CREATE INDEX ON EDGES(EDGE_ID);
CREATE INDEX ON EDGES_EDGE_CC(EDGE_ID);
-- Select the largest SCC:
DROP TABLE IF EXISTS EDGES_LARGEST;
CREATE TABLE EDGES_LARGEST AS
SELECT A.*, B.CONNECTED_COMPONENT CC
FROM EDGES A, EDGES_EDGE_CC B
WHERE A.EDGE_ID=B.EDGE_ID
AND B.CONNECTED_COMPONENT=5;
SELECT * FROM EDGES_LARGEST;
-- | EDGE_ID | START_NODE | END_NODE | EDGE_ORIENTATION | CC |
-- |---------|------------|----------|------------------|----|
-- | 5 | 3 | 4 | 1 | 5 |
-- | 7 | 4 | 3 | 1 | 5 |
-- | 8 | 4 | 8 | 1 | 5 |
-- | 13 | 8 | 4 | 1 | 5 |
-- We can also select the edges which are in no SCC:
DROP TABLE IF EXISTS EDGES_NO_SCC;
CREATE TABLE EDGES_NO_SCC AS
SELECT A.*, B.CONNECTED_COMPONENT CC
FROM EDGES A, EDGES_EDGE_CC B
WHERE A.EDGE_ID=B.EDGE_ID
AND B.CONNECTED_COMPONENT=-1;
SELECT * FROM EDGES_NO_SCC;
-- | EDGE_ID | START_NODE | END_NODE | EDGE_ORIENTATION | CC |
-- |---------|------------|----------|------------------|----|
-- | 2 | 2 | 3 | 1 | -1 |
-- | 4 | 2 | 6 | 1 | -1 |
-- | 6 | 3 | 7 | 1 | -1 |
-- | 10 | 5 | 6 | 1 | -1 |
-- | 14 | 8 | 7 | 1 | -1 |
-- | 17 | 10 | 11 | 1 | -1 |CCs (undirected graph)

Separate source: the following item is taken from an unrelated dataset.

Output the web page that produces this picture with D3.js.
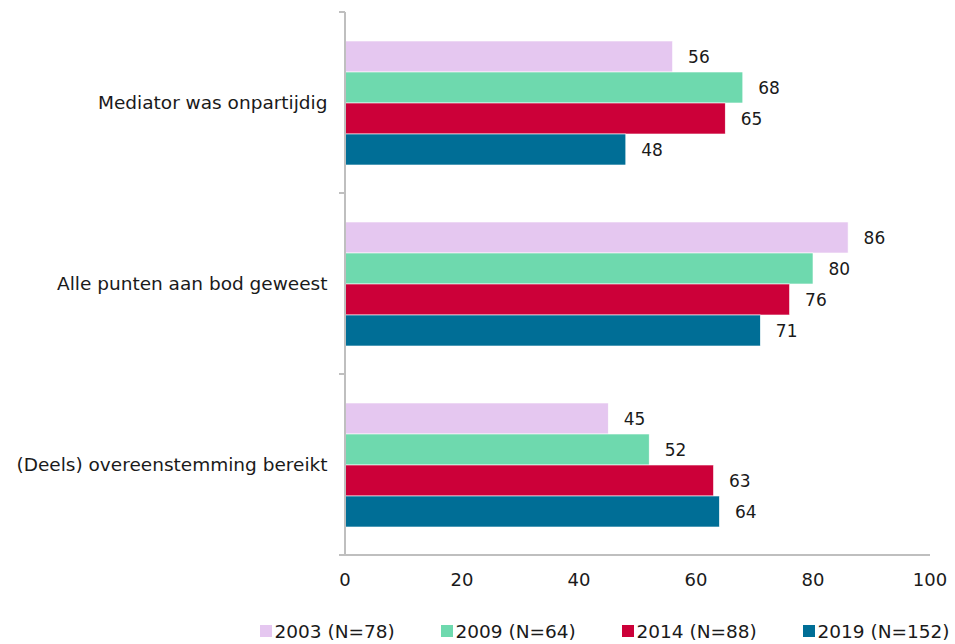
<!DOCTYPE html>
<html><head><meta charset="utf-8">
<script src="https://cdn.jsdelivr.net/npm/d3@7"></script>
<style>body{margin:0;background:#fff}svg{display:block;font-family:"DejaVu Sans",Verdana,sans-serif}</style>
</head><body><svg id="c" width="955" height="644"></svg>
<script>
const categories = ["Mediator was onpartijdig", "Alle punten aan bod geweest", "(Deels) overeenstemming bereikt"];
const seriesNames = ["2003 (N=78)", "2009 (N=64)", "2014 (N=88)", "2019 (N=152)"];
const s2003 = [56, 86, 45];
const s2009 = [68, 80, 52];
const s2014 = [65, 76, 63];
const s2019 = [48, 71, 64];
const colors = ["#E5C7F0", "#6ED9AE", "#CC0039", "#006E96"];
const xTicks = [0, 20, 40, 60, 80, 100];

const series = [s2003, s2009, s2014, s2019];
const svg = d3.select("#c");
const pLeft = 345, pRight = 930, pTop = 12, pBottom = 555;
const x = d3.scaleLinear().domain([0, 100]).range([pLeft, pRight]);
const y = d3.scaleBand().domain(categories).range([pTop, pBottom]);
const bw = y.bandwidth();
const yi = d3.scaleBand().domain(d3.range(4)).range([29, bw - 28]);
const textColor = "#1a1a1a";

// bars
categories.forEach((c, ci) => {
  series.forEach((s, si) => {
    svg.append("rect")
      .attr("x", x(0)).attr("y", y(c) + yi(si))
      .attr("width", x(s[ci]) - x(0)).attr("height", yi.bandwidth())
      .attr("fill", colors[si]).attr("stroke", "#fff").attr("stroke-width", 0.6);
    svg.append("text")
      .attr("x", x(s[ci]) + 15.5).attr("y", y(c) + yi(si) + yi.bandwidth() / 2)
      .attr("dy", "0.36em").attr("font-size", 17).attr("fill", textColor)
      .text(s[ci]);
  });
});

// y axis
const axisColor = "#BFBFBF";
svg.append("line").attr("x1", pLeft).attr("x2", pLeft).attr("y1", pTop).attr("y2", pBottom)
  .attr("stroke", axisColor).attr("stroke-width", 2);
[0, 1, 2, 3].forEach(i => {
  const yy = pTop + i * bw;
  svg.append("line").attr("x1", pLeft - 6).attr("x2", pLeft).attr("y1", yy).attr("y2", yy)
    .attr("stroke", axisColor).attr("stroke-width", 2);
});
categories.forEach(c => {
  svg.append("text").attr("x", 327.5).attr("y", y(c) + bw / 2).attr("dy", "0.36em")
    .attr("text-anchor", "end").attr("font-size", 18.5).attr("fill", textColor).text(c);
});
// x axis
svg.append("line").attr("x1", pLeft - 6).attr("x2", pRight).attr("y1", pBottom).attr("y2", pBottom)
  .attr("stroke", axisColor).attr("stroke-width", 2);
xTicks.forEach(t => {
  svg.append("text").attr("x", x(t)).attr("y", 580).attr("dy", "0.36em")
    .attr("text-anchor", "middle").attr("font-size", 18).attr("fill", textColor).text(t);
});

// legend
seriesNames.forEach((n, i) => {
  const lx = 260 + i * 181;
  svg.append("rect").attr("x", lx).attr("y", 625).attr("width", 12).attr("height", 12).attr("fill", colors[i]);
  svg.append("text").attr("x", lx + 14.5).attr("y", 631).attr("dy", "0.36em")
    .attr("font-size", 18.5).attr("fill", textColor).text(n);
});
</script></body></html>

-- Now we will do the same calculation, this time considering the
-- graph to be undirected:
DROP TABLE IF EXISTS EDGES_NODE_CC;
DROP TABLE IF EXISTS EDGES_EDGE_CC;
CALL ST_ConnectedComponents('EDGES', 'undirected');
-- Notice that this time, we only have three CCs, as expected.

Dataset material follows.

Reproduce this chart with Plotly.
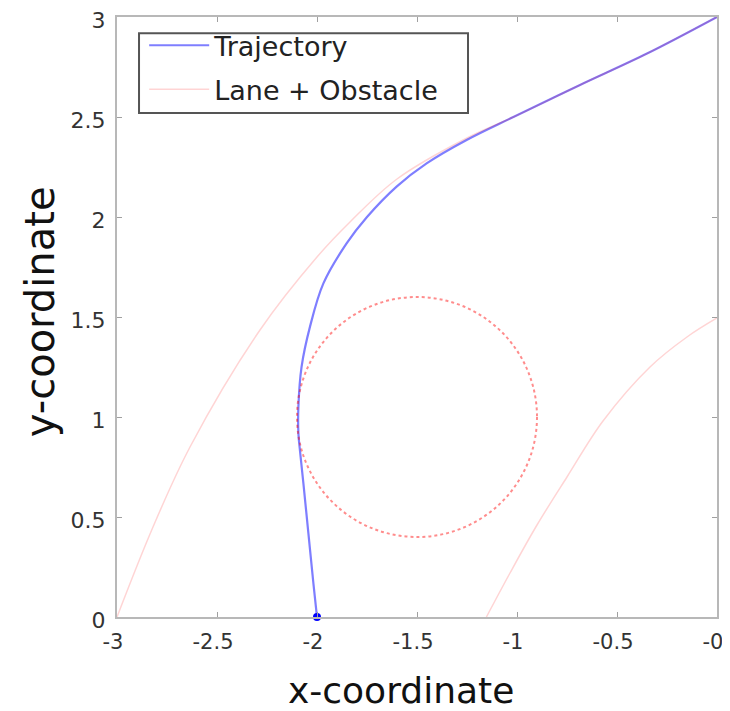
import plotly.graph_objects as go

# Trajectory (blue)
traj_x = [-2.0, -2.018, -2.043, -2.068, -2.085, -2.093, -2.093, -2.077, -2.035, -1.968,
          -1.852, -1.75, -1.602, -1.452, -1.252, -1.018, -0.685, -0.35, 0.0]
traj_y = [0.0, 0.168, 0.418, 0.668, 0.83, 0.918, 1.052, 1.252, 1.452, 1.668,
          1.868, 2.0, 2.152, 2.268, 2.385, 2.50, 2.66, 2.817, 3.0]

# Left lane boundary
lane_left_x = [-3.0, -2.82, -2.635, -2.285, -2.0, -1.835, -1.6, -1.25,
               -1.018, -0.685, -0.35, 0.0]
lane_left_y = [0.0, 0.45, 0.85, 1.435, 1.80, 1.975, 2.19, 2.395,
               2.50, 2.66, 2.817, 3.0]

# Right lane boundary
lane_right_x = [-1.153, -1.035, -0.9, -0.75, -0.57, -0.335, -0.15, 0.0]
lane_right_y = [0.0, 0.22, 0.46, 0.70, 0.98, 1.25, 1.40, 1.495]

# Obstacle
obstacle_center = (-1.5, 1.0)
obstacle_radius = 0.6

# Ticks
x_ticks = [-3, -2.5, -2, -1.5, -1, -0.5, 0]
x_tick_labels = ["-3", "-2.5", "-2", "-1.5", "-1", "-0.5", "-0"]
y_ticks = [0, 0.5, 1, 1.5, 2, 2.5, 3]
y_tick_labels = ["0", "0.5", "1", "1.5", "2", "2.5", "3"]

X_TITLE = "x-coordinate"
Y_TITLE = "y-coordinate"

FONT = "DejaVu Sans, Open Sans, sans-serif"
LANE_COLOR = "rgba(255,0,0,0.17)"

fig = go.Figure()

fig.add_trace(go.Scatter(
    x=traj_x, y=traj_y, mode="lines", name="Trajectory",
    line=dict(color="rgba(40,40,255,0.6)", width=2.2, shape="spline", smoothing=1.0),
))
fig.add_trace(go.Scatter(
    x=lane_left_x, y=lane_left_y, mode="lines", name="Lane + Obstacle",
    legendgroup="lane", line=dict(color=LANE_COLOR, width=1.5, shape="spline", smoothing=1.0),
))
fig.add_trace(go.Scatter(
    x=lane_right_x, y=lane_right_y, mode="lines", name="Lane + Obstacle",
    legendgroup="lane", showlegend=False,
    line=dict(color=LANE_COLOR, width=1.5, shape="spline", smoothing=1.0),
))
fig.add_trace(go.Scatter(
    x=[traj_x[0]], y=[traj_y[0]], mode="markers", showlegend=False,
    marker=dict(color="blue", size=8), cliponaxis=False,
))

cx, cy = obstacle_center
fig.add_shape(
    type="circle", xref="x", yref="y",
    x0=cx - obstacle_radius, x1=cx + obstacle_radius,
    y0=cy - obstacle_radius, y1=cy + obstacle_radius,
    line=dict(color="rgba(255,0,0,0.45)", width=2, dash="dot"),
)
# legend frame
fig.add_shape(
    type="rect", xref="paper", yref="paper", layer="above",
    x0=0.0367, x1=0.585, y0=0.84, y1=0.973,
    line=dict(color="#555555", width=2), fillcolor="white",
)

# axis titles
fig.add_annotation(
    text=X_TITLE, xref="paper", yref="paper", x=0.4733, y=-0.1217,
    xanchor="center", yanchor="middle", showarrow=False,
    font=dict(family=FONT, size=36, color="#111"),
)
fig.add_annotation(
    text=Y_TITLE, xref="paper", yref="paper", x=-0.1283, y=0.508,
    xanchor="center", yanchor="middle", showarrow=False, textangle=-90,
    font=dict(family=FONT, size=40, color="#111"),
)

axis_common = dict(
    showgrid=False, zeroline=False, showline=True, mirror="ticks",
    linecolor="#b8b8b8", linewidth=2, ticks="inside", ticklen=5,
    tickcolor="#a0a0a0", tickwidth=1, automargin=False,
    ticklabeloverflow="allow",
)

# page body has an 8px margin, so the figure is shifted 8px right/down
fig.update_layout(
    width=730, height=703,
    margin=dict(l=109, r=21, t=9, b=94),
    paper_bgcolor="white", plot_bgcolor="white",
    font=dict(family=FONT),
    xaxis=dict(range=[-3, 0], tickvals=x_ticks, ticktext=x_tick_labels,
               ticklabelstandoff=5, ticklabelshift=-4,
               tickfont=dict(family=FONT, size=21, color="#333333"),
               **axis_common),
    yaxis=dict(range=[0, 3], tickvals=y_ticks, ticktext=y_tick_labels,
               ticklabelstandoff=5, ticklabelshift=3,
               tickfont=dict(family=FONT, size=22, color="#333333"),
               **axis_common),
    legend=dict(
        x=0.0453, y=0.993, xanchor="left", yanchor="top",
        bgcolor="rgba(0,0,0,0)", borderwidth=0,
        font=dict(family=FONT, size=27, color="#222"),
        itemwidth=60, tracegroupgap=6,
    ),
    showlegend=True,
)

fig.write_html("out.html")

SELECT * FROM EDGES_NODE_CC
ORDER BY CONNECTED_COMPONENT ASC;
-- | NODE_ID | CONNECTED_COMPONENT |
-- |---------|---------------------|
-- | 4 | 1 |
-- | 5 | 1 |
-- | 8 | 1 |
-- | 7 | 1 |
-- | 2 | 1 |
-- | 1 | 1 |
-- | 3 | 1 |
-- | 6 | 1 |
-- | 9 | 2 |
-- | 10 | 2 |
-- | 11 | 2 |
-- | 12 | 3 |
SELECT * FROM EDGES_EDGE_CC
ORDER BY CONNECTED_COMPONENT ASC;
-- | EDGE_ID | CONNECTED_COMPONENT |
-- |---------|---------------------|
-- | 10 | 1 |
-- | 8 | 1 |
-- | 4 | 1 |
-- | 11 | 1 |
-- | 12 | 1 |
-- | 13 | 1 |
-- | 14 | 1 |
-- | 1 | 1 |
-- | 2 | 1 |
-- | 3 | 1 |
-- | 9 | 1 |
-- | 5 | 1 |
-- | 7 | 1 |
-- | 6 | 1 |
-- | 16 | 2 |
-- | 17 | 2 |
-- | 15 | 2 |
-- | 18 | 3 |
Exercise
Will
CALL ST_ConnectedComponents('EDGES', 'directed - EDGE_ORIENTATION');and
CALL ST_ConnectedComponents('EDGES', 'reversed - EDGE_ORIENTATION');return the same results? Why or why not?